Besides drawing attention to a corner that until now has never caused anyone to look twice, 690 Folsom is the city’s locally generated, mainstream example of parametric design — an aspect of computer-aided design where programs apply algorithmic modeling to a building’s form or surface.

Until now the tool has been used in San Francisco for marquee structures, such as the addition to the San Francisco Museum of Modern Art with its eastern side that evokes a weathered cliff. Here, the impact is on the skin rather than the shape.

Architect Charles Bloszies modeled different types of abstraction before one of the designers on his staff, Allie Roberson, fired up the computers to generate variations on the swirling porous theme. After one pattern emerged as the favorite, the computerized project files were sent to fabricators who used them to cut each of the aluminum panels, roughly 6 feet wide and 22 feet long, like (very elaborate) pieces of a puzzle.

Along the way, individual strands were removed or added with an eye to real-world durability.

“Something that looks cool on a screen might not work in real life,” said Bloszies, an engineer as well as an architect. “It would be like a shirt with too many holes hanging on a laundry line. Before too long it would start to sag.”

The best-known example of parametric design is the so-called Bird’s Nest that served as the stadium for the 2008 Beijing Olympics and shows the structural capabilities of shaping and engineering a building not bound by right-angle norms.

Local architects who work in a more conceptual vein use parametric tools to unfurl urban visions that would make a sci-fi movie seem tame. One firm, IwamotoScott , in 2009 conceived a 1,300-foot tower shaped like a sinuous upside-down Y as part of a speculative plan for Lower Manhattan sponsored by a business group there.
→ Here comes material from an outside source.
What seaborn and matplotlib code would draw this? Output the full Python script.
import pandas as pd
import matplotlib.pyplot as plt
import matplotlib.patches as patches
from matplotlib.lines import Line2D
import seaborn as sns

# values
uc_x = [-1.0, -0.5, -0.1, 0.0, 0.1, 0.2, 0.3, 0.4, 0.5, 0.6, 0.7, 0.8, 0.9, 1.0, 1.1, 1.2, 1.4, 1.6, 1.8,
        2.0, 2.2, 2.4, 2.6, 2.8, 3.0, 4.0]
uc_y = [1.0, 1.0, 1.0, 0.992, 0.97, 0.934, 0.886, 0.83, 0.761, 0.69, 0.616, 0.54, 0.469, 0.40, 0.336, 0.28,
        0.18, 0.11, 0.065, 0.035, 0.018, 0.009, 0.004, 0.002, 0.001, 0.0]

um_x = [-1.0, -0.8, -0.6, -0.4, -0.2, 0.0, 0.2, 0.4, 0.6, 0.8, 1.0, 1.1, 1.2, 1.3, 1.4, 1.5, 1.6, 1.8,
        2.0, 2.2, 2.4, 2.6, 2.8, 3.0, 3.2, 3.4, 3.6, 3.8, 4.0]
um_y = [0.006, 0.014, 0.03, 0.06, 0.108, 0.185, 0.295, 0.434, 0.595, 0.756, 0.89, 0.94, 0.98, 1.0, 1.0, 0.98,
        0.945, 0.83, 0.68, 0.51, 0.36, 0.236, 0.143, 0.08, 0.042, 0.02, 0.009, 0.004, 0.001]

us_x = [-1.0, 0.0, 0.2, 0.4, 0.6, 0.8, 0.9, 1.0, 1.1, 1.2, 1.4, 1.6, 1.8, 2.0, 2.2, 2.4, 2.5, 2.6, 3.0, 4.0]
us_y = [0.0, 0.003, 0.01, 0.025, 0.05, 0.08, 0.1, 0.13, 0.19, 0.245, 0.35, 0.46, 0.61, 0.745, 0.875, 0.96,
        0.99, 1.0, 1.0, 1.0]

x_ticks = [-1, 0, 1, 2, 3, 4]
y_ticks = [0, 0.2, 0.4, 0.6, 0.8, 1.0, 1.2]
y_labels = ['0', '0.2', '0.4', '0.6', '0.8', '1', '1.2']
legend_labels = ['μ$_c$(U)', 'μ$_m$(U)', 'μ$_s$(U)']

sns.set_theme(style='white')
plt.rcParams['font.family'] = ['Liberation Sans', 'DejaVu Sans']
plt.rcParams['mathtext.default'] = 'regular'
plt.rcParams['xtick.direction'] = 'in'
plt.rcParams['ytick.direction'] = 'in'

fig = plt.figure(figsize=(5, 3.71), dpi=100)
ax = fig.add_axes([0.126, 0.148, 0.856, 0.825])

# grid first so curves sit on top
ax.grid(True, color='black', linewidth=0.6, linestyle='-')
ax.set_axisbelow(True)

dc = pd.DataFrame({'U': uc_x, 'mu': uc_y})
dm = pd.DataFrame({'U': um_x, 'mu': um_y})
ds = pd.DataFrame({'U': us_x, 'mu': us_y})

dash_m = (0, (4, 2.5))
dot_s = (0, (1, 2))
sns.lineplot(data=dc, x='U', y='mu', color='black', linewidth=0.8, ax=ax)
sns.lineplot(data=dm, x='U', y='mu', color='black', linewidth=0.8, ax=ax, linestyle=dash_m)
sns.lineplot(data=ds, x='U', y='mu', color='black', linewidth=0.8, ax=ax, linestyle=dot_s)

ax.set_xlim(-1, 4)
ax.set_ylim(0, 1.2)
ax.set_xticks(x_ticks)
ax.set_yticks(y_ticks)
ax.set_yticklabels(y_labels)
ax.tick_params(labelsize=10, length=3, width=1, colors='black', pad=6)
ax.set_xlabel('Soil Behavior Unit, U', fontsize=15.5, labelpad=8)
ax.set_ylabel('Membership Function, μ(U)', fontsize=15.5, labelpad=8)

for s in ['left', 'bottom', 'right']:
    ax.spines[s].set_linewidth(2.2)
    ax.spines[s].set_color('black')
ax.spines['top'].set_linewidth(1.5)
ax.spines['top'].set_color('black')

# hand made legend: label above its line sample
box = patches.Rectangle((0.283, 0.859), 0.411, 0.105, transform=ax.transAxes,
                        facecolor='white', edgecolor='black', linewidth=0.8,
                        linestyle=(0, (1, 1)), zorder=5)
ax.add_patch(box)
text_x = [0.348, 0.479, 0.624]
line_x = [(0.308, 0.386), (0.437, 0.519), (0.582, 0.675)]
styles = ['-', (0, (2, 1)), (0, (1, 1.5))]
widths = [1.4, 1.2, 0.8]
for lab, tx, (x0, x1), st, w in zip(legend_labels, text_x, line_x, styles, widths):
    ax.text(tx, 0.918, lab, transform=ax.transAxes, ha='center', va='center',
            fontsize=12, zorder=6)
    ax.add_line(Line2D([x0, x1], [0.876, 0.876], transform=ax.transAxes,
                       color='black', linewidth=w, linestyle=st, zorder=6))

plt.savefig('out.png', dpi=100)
With the San Francisco Museum of Modern Art as a client, Future Cities Lab devised a pier for the Embarcadero that it dubbed Hydramax — a cross between a porcupine and an amoeba that would house a fish farm and harvest water from fog.

Relatively simple

By these standards, the metallic tapestry at 690 Folsom is a melody played with one finger on a keyboard. Nor does it have the fantastical texture of local architect Thom Faulders’ facade for a mixed-use structure in Tokyo,where four patterns were compressed into two layers of white metal. The images show a porous skin that could be putty, pulled apart until it bubbles and breaks.

But in the real-life setting of urban America, at a car-clogged corner in a part of town that was off the map until recently, the show concocted by Bloszies for Boston Properties makes a statement nonetheless. It’s a billboard that advertises architectural imagination.
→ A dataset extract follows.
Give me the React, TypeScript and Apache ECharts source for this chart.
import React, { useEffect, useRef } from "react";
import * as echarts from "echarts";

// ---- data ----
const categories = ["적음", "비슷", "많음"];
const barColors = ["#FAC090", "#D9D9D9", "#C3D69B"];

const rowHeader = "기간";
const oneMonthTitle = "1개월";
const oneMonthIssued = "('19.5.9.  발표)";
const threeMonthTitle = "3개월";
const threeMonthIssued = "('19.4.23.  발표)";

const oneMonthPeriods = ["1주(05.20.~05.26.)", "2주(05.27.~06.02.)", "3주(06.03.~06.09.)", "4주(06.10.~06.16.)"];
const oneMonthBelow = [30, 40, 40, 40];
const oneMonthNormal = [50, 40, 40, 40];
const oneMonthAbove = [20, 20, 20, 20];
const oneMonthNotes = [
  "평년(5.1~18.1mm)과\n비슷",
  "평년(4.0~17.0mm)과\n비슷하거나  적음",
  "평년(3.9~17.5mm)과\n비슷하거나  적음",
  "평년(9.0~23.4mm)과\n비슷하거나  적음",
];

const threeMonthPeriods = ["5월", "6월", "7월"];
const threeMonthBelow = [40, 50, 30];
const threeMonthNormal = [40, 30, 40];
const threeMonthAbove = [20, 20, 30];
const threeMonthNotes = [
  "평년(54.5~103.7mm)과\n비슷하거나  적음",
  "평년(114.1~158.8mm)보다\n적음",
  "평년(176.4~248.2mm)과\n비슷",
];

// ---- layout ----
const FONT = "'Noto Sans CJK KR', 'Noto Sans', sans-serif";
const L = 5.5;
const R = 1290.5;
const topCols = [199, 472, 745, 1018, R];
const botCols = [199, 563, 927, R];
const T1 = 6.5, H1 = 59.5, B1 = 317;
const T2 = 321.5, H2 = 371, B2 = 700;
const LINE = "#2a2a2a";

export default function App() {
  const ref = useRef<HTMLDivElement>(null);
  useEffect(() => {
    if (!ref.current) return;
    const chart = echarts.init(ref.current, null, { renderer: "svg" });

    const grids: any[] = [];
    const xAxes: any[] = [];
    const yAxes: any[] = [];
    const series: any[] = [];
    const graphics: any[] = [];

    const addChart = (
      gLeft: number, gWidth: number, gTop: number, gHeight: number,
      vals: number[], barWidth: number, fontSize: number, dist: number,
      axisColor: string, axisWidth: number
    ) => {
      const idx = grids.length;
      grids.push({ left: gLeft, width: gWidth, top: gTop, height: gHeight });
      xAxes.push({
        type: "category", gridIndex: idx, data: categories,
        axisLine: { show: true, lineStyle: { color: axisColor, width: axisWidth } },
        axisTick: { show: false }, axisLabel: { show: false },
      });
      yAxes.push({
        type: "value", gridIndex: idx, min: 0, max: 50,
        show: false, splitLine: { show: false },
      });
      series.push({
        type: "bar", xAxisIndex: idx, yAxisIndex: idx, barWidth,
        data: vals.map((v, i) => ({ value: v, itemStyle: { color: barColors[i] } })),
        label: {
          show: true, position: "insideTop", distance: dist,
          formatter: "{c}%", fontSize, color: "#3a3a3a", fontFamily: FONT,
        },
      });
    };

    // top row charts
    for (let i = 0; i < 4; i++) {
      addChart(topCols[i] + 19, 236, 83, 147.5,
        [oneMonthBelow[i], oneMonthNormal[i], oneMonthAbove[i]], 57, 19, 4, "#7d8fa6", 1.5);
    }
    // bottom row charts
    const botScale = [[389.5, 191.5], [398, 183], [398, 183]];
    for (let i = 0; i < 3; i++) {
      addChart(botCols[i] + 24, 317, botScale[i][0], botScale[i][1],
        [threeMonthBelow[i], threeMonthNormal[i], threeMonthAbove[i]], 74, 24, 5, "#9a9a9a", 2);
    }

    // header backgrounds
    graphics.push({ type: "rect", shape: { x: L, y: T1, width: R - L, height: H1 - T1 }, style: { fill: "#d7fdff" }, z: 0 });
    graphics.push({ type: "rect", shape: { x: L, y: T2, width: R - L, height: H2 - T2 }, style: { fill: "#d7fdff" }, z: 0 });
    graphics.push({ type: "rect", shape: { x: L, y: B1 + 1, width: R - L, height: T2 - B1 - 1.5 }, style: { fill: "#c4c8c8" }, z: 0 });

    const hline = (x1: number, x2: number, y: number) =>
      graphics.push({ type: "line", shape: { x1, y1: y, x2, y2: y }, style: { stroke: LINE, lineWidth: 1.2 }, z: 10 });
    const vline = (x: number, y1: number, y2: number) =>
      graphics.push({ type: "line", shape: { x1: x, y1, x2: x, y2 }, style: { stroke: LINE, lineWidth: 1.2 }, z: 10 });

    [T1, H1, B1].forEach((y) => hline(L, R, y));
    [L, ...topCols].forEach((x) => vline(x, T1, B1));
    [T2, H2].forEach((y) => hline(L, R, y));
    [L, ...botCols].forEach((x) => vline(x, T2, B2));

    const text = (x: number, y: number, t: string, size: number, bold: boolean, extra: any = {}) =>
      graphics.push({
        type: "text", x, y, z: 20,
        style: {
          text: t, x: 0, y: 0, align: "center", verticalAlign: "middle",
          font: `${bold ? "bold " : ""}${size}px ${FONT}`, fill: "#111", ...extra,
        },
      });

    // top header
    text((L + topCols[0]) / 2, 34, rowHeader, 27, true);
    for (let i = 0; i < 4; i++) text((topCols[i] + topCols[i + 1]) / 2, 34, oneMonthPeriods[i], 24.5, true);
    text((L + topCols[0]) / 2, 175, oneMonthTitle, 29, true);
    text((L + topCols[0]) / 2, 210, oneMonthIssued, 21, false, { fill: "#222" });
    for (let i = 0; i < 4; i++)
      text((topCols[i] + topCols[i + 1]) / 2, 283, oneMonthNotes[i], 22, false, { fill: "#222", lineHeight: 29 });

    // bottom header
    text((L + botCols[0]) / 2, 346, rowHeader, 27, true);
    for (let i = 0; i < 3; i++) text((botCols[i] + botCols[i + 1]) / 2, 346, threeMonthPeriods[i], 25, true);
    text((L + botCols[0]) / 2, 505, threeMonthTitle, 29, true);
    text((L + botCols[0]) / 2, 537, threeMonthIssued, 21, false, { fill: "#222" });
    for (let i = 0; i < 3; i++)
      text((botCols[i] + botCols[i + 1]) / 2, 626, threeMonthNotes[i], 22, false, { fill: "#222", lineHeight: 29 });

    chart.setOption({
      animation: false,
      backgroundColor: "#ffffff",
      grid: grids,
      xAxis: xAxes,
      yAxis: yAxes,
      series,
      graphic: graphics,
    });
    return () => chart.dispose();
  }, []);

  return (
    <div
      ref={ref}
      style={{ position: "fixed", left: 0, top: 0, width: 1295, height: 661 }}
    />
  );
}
There’s thoughtful urbanism at work as well, which is essential.

Bloszies pulled the ground level along Third and Folsom streets back 7 feet from the existing sidewalks and the floor above, then replaced the thick concrete structural columns with round thin columns of stainless steel. On Folsom Street, the arcade flows into the steps that lead up to 680 Folsom’s public plaza.

These touches tie 690 Folsom into its surroundings, even as the upper-floor facade stands apart as a visual flourish.

Parametric design has real potential: It can be used to shape buildings that are fine-tuned to their surroundings with regards to energy use. Towers can be tweaked to lessen the downdrafts from winds that hit the upper stories.

Careful disruption

The danger comes if the quest for novelty trumps all else, with disruption on show at skyline scale. What looks cool to an edgy architecture student isn’t necessarily what enriches a city long-term.

On the 600 block of Folsom Street, for instance, I love the concentrated surprise of the webbed flurry against the poised glass slab above. Reverse the mix — turn 680 Folsom into a squat tower of tangled metal — and we’d be stuck with a strident gimmick in the air.

Ultimately, 690 Folsom hints at the vein of innovative design waiting to be tapped in this innovative region. But if and when this happens on a wide scale, the mind-bending architecture needs to be grounded in old-fashioned urban smarts.